◆ Exercise ◆
Copy everything in the data below exactly except the pictures.

◆ Material ◆

════════════════════

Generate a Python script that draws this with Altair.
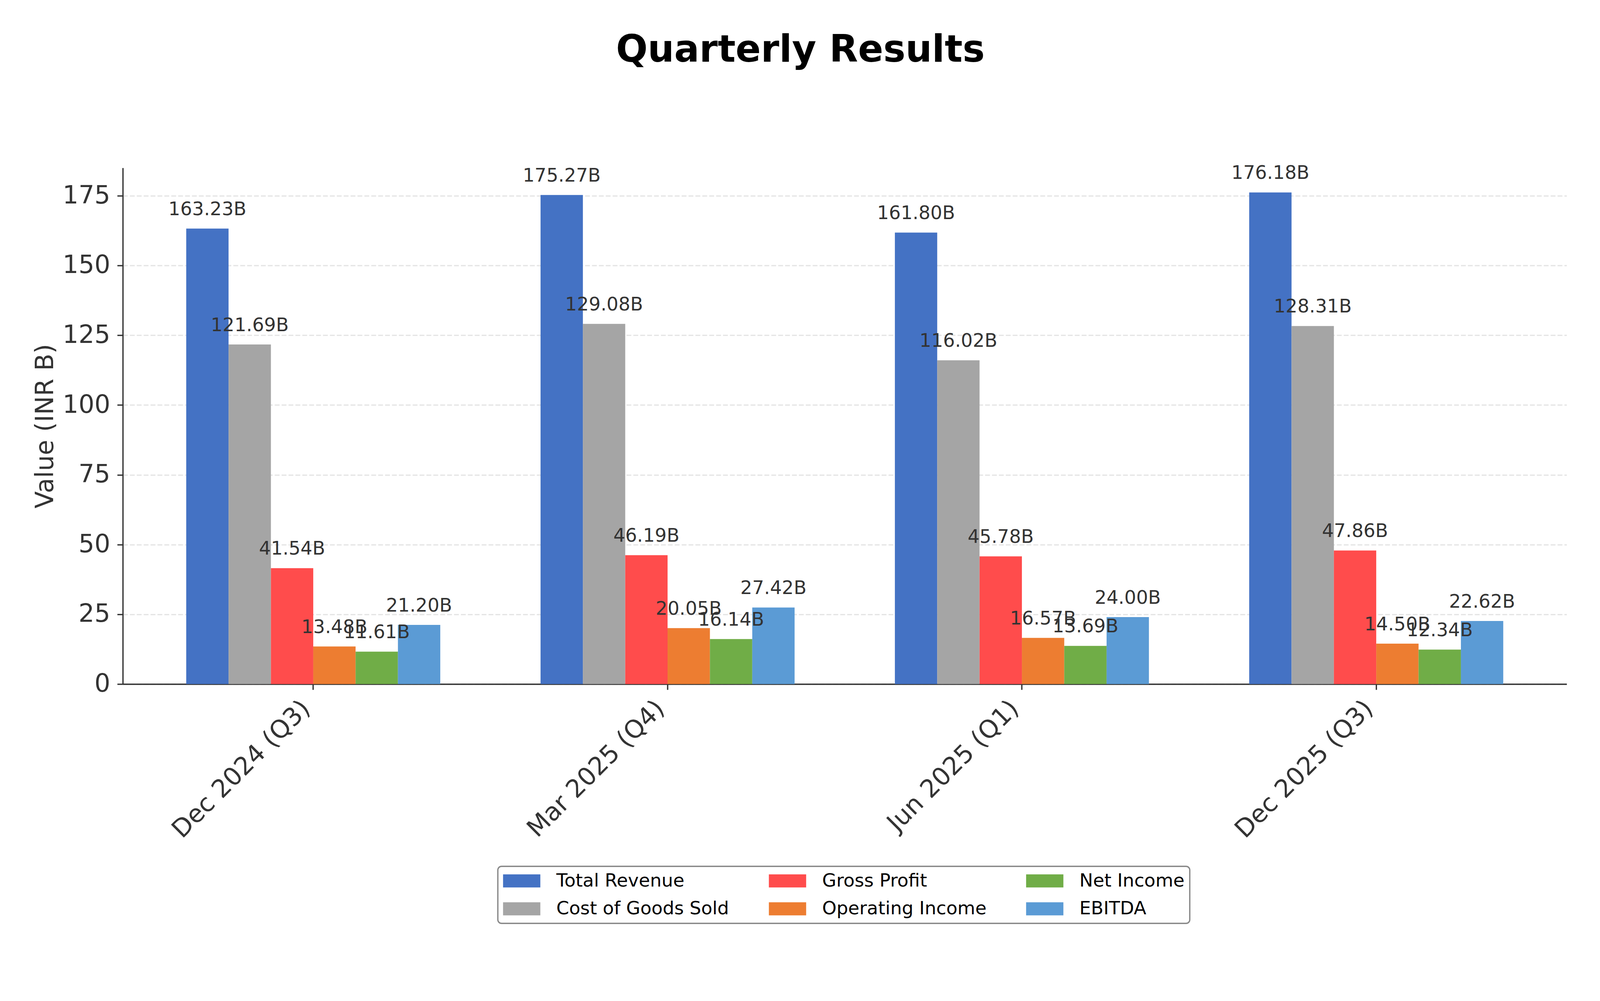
import altair as alt
import pandas as pd

quarters = ["Dec 2024 (Q3)", "Mar 2025 (Q4)", "Jun 2025 (Q1)", "Dec 2025 (Q3)"]
series = ["Total Revenue", "Cost of Goods Sold", "Gross Profit",
          "Operating Income", "Net Income", "EBITDA"]
colors = ["#4472C4", "#A5A5A5", "#FF4C4C", "#ED7D31", "#70AD47", "#5B9BD5"]

total_revenue = [163.23, 175.27, 161.80, 176.18]
cogs = [121.69, 129.08, 116.02, 128.31]
gross_profit = [41.54, 46.19, 45.78, 47.86]
operating_income = [13.48, 20.05, 16.57, 14.50]
net_income = [11.61, 16.14, 13.69, 12.34]
ebitda = [21.20, 27.42, 24.00, 22.62]

values = [total_revenue, cogs, gross_profit, operating_income, net_income, ebitda]
rows = []
for s, vals in zip(series, values):
    for q, v in zip(quarters, vals):
        rows.append({"quarter": q, "series": s, "value": v})
df = pd.DataFrame(rows)

FONT = "DejaVu Sans"

base = alt.Chart(df).encode(
    x=alt.X("quarter:N", sort=quarters,
            scale=alt.Scale(paddingInner=0.283, paddingOuter=0.179),
            axis=alt.Axis(title=None, labelAngle=-45, labelAlign="right",
                          labelBaseline="middle", labelPadding=40, labelOffset=-19,
                          labelLimit=3000,
                          labelFontSize=67, labelFont=FONT, labelColor="#333333",
                          tickSize=15, tickWidth=3.5, tickColor="#333333",
                          domainColor="#333333", domainWidth=3.5, grid=False)),
    xOffset=alt.XOffset("series:N", sort=series,
                        scale=alt.Scale(domain=series, paddingInner=0, paddingOuter=0)),
)

bars = base.mark_bar().encode(
    y=alt.Y("value:Q", scale=alt.Scale(domain=[0, 185], nice=False, zero=True),
            axis=alt.Axis(title="Value (INR B)", values=[0, 25, 50, 75, 100, 125, 150, 175],
                          labelFontSize=67, labelFont=FONT, labelColor="#333333",
                          labelPadding=19, tickSize=15, tickWidth=3.5, tickColor="#333333",
                          domainColor="#333333", domainWidth=3.5,
                          titleFontSize=67, titleFont=FONT, titleColor="#333333",
                          titleFontWeight="normal", titlePadding=12,
                          grid=True, gridColor="#cccccc", gridOpacity=0.5,
                          gridWidth=3.4, gridDash=[13, 5.5])),
    color=alt.Color("series:N",
                    scale=alt.Scale(domain=series, range=colors),
                    legend=alt.Legend(title=None, orient="none", legendX=1006, legendY=1874,
                                      columns=3, symbolType="M-2,-0.7H2V0.7H-2Z",
                                      symbolSize=2500, symbolOffset=25, labelOffset=68,
                                      labelFontSize=49, labelFont=FONT, labelColor="black",
                                      labelLimit=2000, columnPadding=106, rowPadding=25,
                                      padding=14, strokeColor="#888888", fillColor="white",
                                      cornerRadius=10, symbolStrokeWidth=0,
                                      symbolOpacity=1)),
)

labels = base.mark_text(baseline="alphabetic", dy=-36, fontSize=50, font=FONT,
                        color="#333333").encode(
    y=alt.Y("value:Q"),
    text=alt.Text("label:N"),
).transform_calculate(label="format(datum.value, '.2f') + 'B'")

chart = alt.layer(bars, labels).properties(
    width=3873,
    height=1385,
    autosize=alt.AutoSizeParams(type="none"),
    padding={"left": 321, "top": 381, "right": 81, "bottom": 781},
    title=alt.TitleParams("Quarterly Results", fontSize=100, fontWeight="bold",
                          font=FONT, color="black", anchor="middle", dx=-119,
                          baseline="alphabetic", offset=175),
).configure_view(stroke=None).configure_axis(zindex=1).configure_legend(strokeWidth=3.5)

chart.save("out.html", embed_options={"renderer": "svg", "actions": False})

════════════════════

◆ Task response ◆
Generate a Python script that draws this with Altair.
import altair as alt
import pandas as pd

quarters = ["Dec 2024 (Q3)", "Mar 2025 (Q4)", "Jun 2025 (Q1)", "Dec 2025 (Q3)"]
series = ["Total Revenue", "Cost of Goods Sold", "Gross Profit",
          "Operating Income", "Net Income", "EBITDA"]
colors = ["#4472C4", "#A5A5A5", "#FF4C4C", "#ED7D31", "#70AD47", "#5B9BD5"]

total_revenue = [163.23, 175.27, 161.80, 176.18]
cogs = [121.69, 129.08, 116.02, 128.31]
gross_profit = [41.54, 46.19, 45.78, 47.86]
operating_income = [13.48, 20.05, 16.57, 14.50]
net_income = [11.61, 16.14, 13.69, 12.34]
ebitda = [21.20, 27.42, 24.00, 22.62]

values = [total_revenue, cogs, gross_profit, operating_income, net_income, ebitda]
rows = []
for s, vals in zip(series, values):
    for q, v in zip(quarters, vals):
        rows.append({"quarter": q, "series": s, "value": v})
df = pd.DataFrame(rows)

FONT = "DejaVu Sans"

base = alt.Chart(df).encode(
    x=alt.X("quarter:N", sort=quarters,
            scale=alt.Scale(paddingInner=0.283, paddingOuter=0.179),
            axis=alt.Axis(title=None, labelAngle=-45, labelAlign="right",
                          labelBaseline="middle", labelPadding=40, labelOffset=-19,
                          labelLimit=3000,
                          labelFontSize=67, labelFont=FONT, labelColor="#333333",
                          tickSize=15, tickWidth=3.5, tickColor="#333333",
                          domainColor="#333333", domainWidth=3.5, grid=False)),
    xOffset=alt.XOffset("series:N", sort=series,
                        scale=alt.Scale(domain=series, paddingInner=0, paddingOuter=0)),
)

bars = base.mark_bar().encode(
    y=alt.Y("value:Q", scale=alt.Scale(domain=[0, 185], nice=False, zero=True),
            axis=alt.Axis(title="Value (INR B)", values=[0, 25, 50, 75, 100, 125, 150, 175],
                          labelFontSize=67, labelFont=FONT, labelColor="#333333",
                          labelPadding=19, tickSize=15, tickWidth=3.5, tickColor="#333333",
                          domainColor="#333333", domainWidth=3.5,
                          titleFontSize=67, titleFont=FONT, titleColor="#333333",
                          titleFontWeight="normal", titlePadding=12,
                          grid=True, gridColor="#cccccc", gridOpacity=0.5,
                          gridWidth=3.4, gridDash=[13, 5.5])),
    color=alt.Color("series:N",
                    scale=alt.Scale(domain=series, range=colors),
                    legend=alt.Legend(title=None, orient="none", legendX=1006, legendY=1874,
                                      columns=3, symbolType="M-2,-0.7H2V0.7H-2Z",
                                      symbolSize=2500, symbolOffset=25, labelOffset=68,
                                      labelFontSize=49, labelFont=FONT, labelColor="black",
                                      labelLimit=2000, columnPadding=106, rowPadding=25,
                                      padding=14, strokeColor="#888888", fillColor="white",
                                      cornerRadius=10, symbolStrokeWidth=0,
                                      symbolOpacity=1)),
)

labels = base.mark_text(baseline="alphabetic", dy=-36, fontSize=50, font=FONT,
                        color="#333333").encode(
    y=alt.Y("value:Q"),
    text=alt.Text("label:N"),
).transform_calculate(label="format(datum.value, '.2f') + 'B'")

chart = alt.layer(bars, labels).properties(
    width=3873,
    height=1385,
    autosize=alt.AutoSizeParams(type="none"),
    padding={"left": 321, "top": 381, "right": 81, "bottom": 781},
    title=alt.TitleParams("Quarterly Results", fontSize=100, fontWeight="bold",
                          font=FONT, color="black", anchor="middle", dx=-119,
                          baseline="alphabetic", offset=175),
).configure_view(stroke=None).configure_axis(zindex=1).configure_legend(strokeWidth=3.5)

chart.save("out.html", embed_options={"renderer": "svg", "actions": False})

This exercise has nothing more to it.